* **Written problem**: Across the entries, how many lines have the string "this" in them? Reply with only a number.

* **Input rows**:

-- begin --

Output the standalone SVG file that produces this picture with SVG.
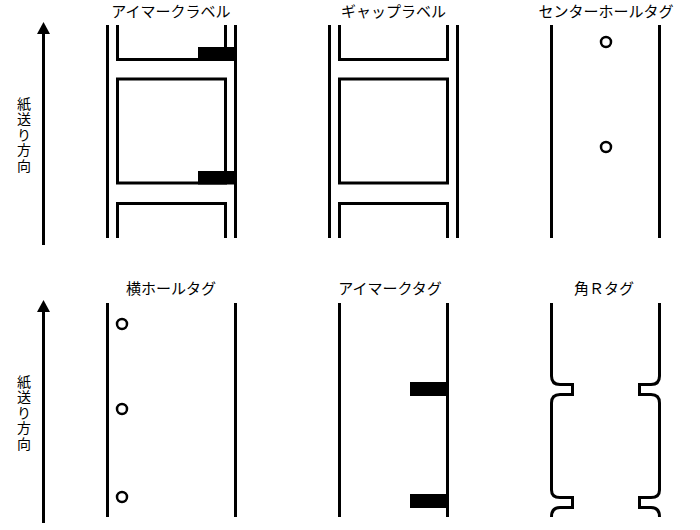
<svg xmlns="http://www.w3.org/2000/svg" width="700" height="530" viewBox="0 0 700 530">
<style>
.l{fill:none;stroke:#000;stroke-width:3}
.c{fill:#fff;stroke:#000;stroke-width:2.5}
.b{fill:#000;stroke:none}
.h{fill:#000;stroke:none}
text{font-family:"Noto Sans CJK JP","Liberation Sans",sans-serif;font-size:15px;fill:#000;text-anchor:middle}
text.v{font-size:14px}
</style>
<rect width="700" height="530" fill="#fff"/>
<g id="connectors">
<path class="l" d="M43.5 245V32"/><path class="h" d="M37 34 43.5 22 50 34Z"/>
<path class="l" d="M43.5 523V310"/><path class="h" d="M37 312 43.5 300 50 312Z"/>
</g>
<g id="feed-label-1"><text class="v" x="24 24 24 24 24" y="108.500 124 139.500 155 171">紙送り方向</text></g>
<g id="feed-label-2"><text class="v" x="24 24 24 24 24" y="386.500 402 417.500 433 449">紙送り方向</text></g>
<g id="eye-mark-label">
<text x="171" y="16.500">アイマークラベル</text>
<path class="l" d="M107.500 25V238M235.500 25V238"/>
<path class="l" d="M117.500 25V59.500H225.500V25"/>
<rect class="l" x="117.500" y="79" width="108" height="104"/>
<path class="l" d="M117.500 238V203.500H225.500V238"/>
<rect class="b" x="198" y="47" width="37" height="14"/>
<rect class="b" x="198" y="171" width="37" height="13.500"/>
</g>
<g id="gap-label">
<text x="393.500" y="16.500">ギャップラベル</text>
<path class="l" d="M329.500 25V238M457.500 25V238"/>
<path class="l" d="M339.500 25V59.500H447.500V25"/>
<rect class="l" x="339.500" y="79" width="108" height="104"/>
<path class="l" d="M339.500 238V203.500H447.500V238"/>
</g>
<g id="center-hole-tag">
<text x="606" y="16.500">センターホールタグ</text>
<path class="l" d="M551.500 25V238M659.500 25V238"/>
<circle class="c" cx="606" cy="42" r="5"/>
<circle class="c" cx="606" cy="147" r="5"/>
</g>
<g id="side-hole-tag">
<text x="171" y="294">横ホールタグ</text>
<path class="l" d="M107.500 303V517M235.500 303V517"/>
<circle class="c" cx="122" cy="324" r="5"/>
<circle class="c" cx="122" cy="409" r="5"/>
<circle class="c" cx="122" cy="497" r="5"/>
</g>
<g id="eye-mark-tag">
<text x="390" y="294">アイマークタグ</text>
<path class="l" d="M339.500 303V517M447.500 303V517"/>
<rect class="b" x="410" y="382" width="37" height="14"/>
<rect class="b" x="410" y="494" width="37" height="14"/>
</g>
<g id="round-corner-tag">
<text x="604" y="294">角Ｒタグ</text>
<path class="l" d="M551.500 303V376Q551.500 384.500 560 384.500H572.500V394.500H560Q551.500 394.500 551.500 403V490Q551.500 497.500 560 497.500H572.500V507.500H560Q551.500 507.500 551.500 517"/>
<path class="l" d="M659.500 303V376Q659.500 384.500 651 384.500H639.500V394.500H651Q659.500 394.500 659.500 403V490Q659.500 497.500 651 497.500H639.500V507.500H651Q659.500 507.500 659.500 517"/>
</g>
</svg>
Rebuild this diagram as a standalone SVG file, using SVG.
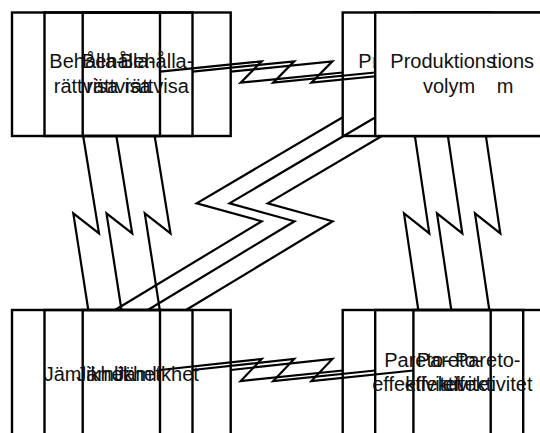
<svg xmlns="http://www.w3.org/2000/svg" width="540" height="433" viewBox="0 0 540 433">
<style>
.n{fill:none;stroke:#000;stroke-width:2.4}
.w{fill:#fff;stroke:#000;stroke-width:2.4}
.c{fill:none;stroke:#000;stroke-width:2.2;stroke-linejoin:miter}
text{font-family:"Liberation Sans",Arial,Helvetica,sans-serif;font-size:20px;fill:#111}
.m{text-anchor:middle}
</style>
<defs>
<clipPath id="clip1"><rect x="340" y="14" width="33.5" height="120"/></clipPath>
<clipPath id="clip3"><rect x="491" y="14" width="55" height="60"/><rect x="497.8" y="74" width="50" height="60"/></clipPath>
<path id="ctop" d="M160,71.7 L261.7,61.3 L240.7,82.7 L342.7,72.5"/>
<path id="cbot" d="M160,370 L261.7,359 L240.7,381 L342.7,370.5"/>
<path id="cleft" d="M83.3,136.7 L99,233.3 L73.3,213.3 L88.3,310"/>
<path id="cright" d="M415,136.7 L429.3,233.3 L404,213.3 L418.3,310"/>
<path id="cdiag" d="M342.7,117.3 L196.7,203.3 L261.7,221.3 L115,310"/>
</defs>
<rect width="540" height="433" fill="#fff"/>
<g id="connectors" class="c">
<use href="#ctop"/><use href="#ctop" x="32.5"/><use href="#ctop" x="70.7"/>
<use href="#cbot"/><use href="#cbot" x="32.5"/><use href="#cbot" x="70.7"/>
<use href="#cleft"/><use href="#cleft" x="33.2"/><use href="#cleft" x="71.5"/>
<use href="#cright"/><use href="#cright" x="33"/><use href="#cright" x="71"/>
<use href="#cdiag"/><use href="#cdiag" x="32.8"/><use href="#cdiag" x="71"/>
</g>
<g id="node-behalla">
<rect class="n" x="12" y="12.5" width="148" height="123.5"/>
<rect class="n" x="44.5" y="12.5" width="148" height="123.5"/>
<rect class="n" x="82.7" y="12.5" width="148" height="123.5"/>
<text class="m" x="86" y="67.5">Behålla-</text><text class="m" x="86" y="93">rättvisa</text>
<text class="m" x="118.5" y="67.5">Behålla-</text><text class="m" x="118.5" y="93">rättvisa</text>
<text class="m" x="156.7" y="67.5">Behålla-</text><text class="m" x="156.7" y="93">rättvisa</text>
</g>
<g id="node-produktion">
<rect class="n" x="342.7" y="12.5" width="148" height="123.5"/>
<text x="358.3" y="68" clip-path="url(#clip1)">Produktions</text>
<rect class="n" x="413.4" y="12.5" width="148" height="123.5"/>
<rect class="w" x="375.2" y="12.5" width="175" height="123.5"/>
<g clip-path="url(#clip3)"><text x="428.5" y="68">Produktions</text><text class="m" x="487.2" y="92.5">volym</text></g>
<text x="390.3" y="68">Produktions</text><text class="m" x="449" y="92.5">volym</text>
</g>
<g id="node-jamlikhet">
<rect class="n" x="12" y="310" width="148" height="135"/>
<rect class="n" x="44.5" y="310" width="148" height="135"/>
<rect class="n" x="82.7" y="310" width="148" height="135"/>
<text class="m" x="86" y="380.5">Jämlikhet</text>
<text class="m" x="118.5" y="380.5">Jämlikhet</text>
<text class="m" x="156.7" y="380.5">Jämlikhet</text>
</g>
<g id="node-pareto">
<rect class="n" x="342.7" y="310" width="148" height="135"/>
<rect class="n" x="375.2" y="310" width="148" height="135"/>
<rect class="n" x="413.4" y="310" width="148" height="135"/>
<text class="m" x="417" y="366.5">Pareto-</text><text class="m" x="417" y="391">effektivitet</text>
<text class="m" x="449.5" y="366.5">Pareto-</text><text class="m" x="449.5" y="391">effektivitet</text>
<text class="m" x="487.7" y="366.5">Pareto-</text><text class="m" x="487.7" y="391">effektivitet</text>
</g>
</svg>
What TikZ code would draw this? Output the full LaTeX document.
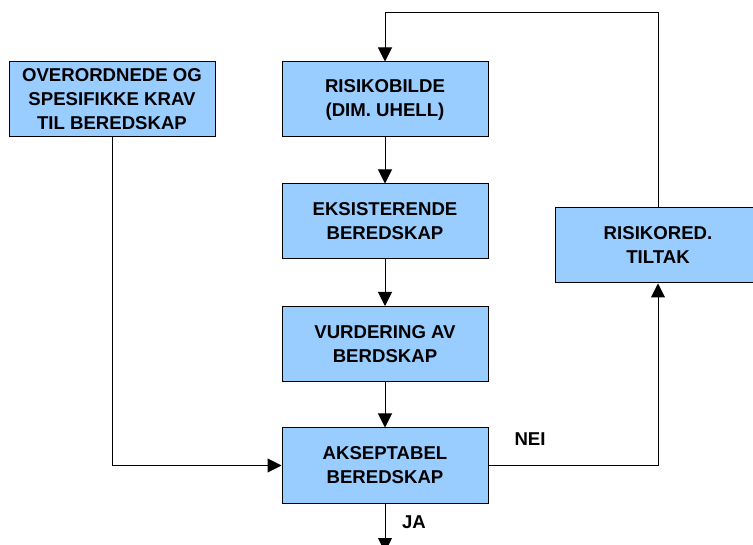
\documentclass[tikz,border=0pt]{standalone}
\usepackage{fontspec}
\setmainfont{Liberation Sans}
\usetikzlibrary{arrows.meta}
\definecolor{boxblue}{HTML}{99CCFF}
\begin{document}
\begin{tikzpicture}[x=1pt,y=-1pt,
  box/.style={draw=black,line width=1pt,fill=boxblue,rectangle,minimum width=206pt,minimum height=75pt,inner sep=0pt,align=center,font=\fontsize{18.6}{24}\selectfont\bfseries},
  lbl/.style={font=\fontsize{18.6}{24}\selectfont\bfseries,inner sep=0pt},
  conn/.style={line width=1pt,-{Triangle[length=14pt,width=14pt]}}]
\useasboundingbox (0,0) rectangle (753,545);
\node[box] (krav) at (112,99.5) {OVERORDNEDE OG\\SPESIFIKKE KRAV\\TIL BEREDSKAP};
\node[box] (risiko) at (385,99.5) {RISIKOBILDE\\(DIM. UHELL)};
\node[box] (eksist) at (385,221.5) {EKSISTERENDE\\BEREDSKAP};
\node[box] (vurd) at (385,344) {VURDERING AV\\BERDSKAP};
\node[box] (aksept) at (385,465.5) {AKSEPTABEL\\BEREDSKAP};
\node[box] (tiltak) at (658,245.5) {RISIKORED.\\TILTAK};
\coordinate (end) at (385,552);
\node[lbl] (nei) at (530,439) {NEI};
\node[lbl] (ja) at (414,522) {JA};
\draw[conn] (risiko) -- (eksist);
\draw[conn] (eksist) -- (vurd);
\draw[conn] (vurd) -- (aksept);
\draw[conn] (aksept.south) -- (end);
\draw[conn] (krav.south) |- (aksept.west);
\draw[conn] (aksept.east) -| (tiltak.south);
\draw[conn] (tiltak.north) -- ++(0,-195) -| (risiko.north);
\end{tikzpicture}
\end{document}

-- end --

* **Output of the task**: 3